Nouveau souvenir de Césarée. Dans une autre partie du site, on a dégagé une villa romaine. Sur son seuil, une mosaïque portait cette inscription grecque : Que demeure la paix des chrétiens ! J’ai consulté des ouvrages techniques et interrogé un archéologue, mais apparemment on ne connaît pas d’autre exemple d’une telle formule. Que peut bien vouloir dire ce vœu ? Est-ce le témoin d’un conflit entre factions chrétiennes, un conflit enfin apaisé ou dont un citoyen souhaitait l’achèvement ? Pas sûr. Serait-ce la trace d’une joute interreligieuse ? C’est douteux. Est-ce tout simplement un bel éloge, non plus de la pax romana érigée en système politique par l’empire romain, mais de la pax byzantina ou christiana, royaume ou civilisation issue de la foi en Jésus, vrai Prince de la Paix ?

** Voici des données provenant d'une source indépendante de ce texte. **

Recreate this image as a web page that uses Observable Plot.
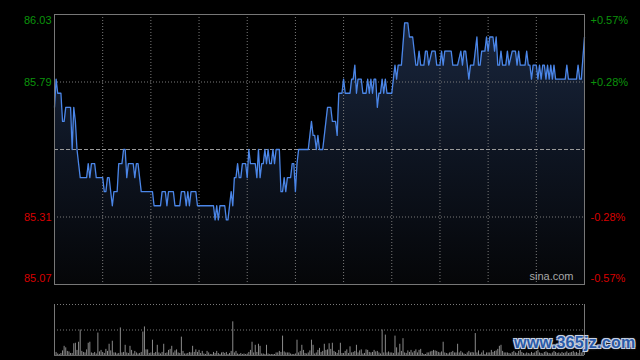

Ces souvenirs évoquent le rapport entre ce que saint Augustin appelle les deux cités : la terrestre, avec son organisation politico-économique, et la céleste, celle de l’Apocalypse où règnent la paix et la justice de Dieu. En payant l’impôt, non plus à César, mais au fisc de leur pays, les chrétiens se soumettent-ils aux pouvoirs publics ? Comme dirait un de nos politiciens, n’y a-t-il rien au-dessus des lois de la République ? Jésus répond, en étonnant ses interlocuteurs : Rendez à César ce qui est à César, et à Dieu ce qui est à Dieu ! Il ne s’agit pas de scinder notre vie en deux – la semaine pour la politique, le dimanche pour Dieu –, car toute notre vie appartient à Dieu. Mais, en société, l’exercice du pouvoir politique est légitime et nécessaire : « La soumission à l’autorité et la coresponsabilité du bien commun exigent moralement le paiement des impôts, l’exercice du droit de vote, la défense du pays », dit le Catéchisme de l’Église catholique (CEC § 2240). « Fratelli tutti », ajoute le pape François : la crise actuelle, sanitaire, météorologique, politique, civilisationnelle, nous invite à nous soucier de notre maison commune, mais sans idolâtrer ce monde. Dieu seul mérite notre amour inconditionnel et le don total de nous-mêmes.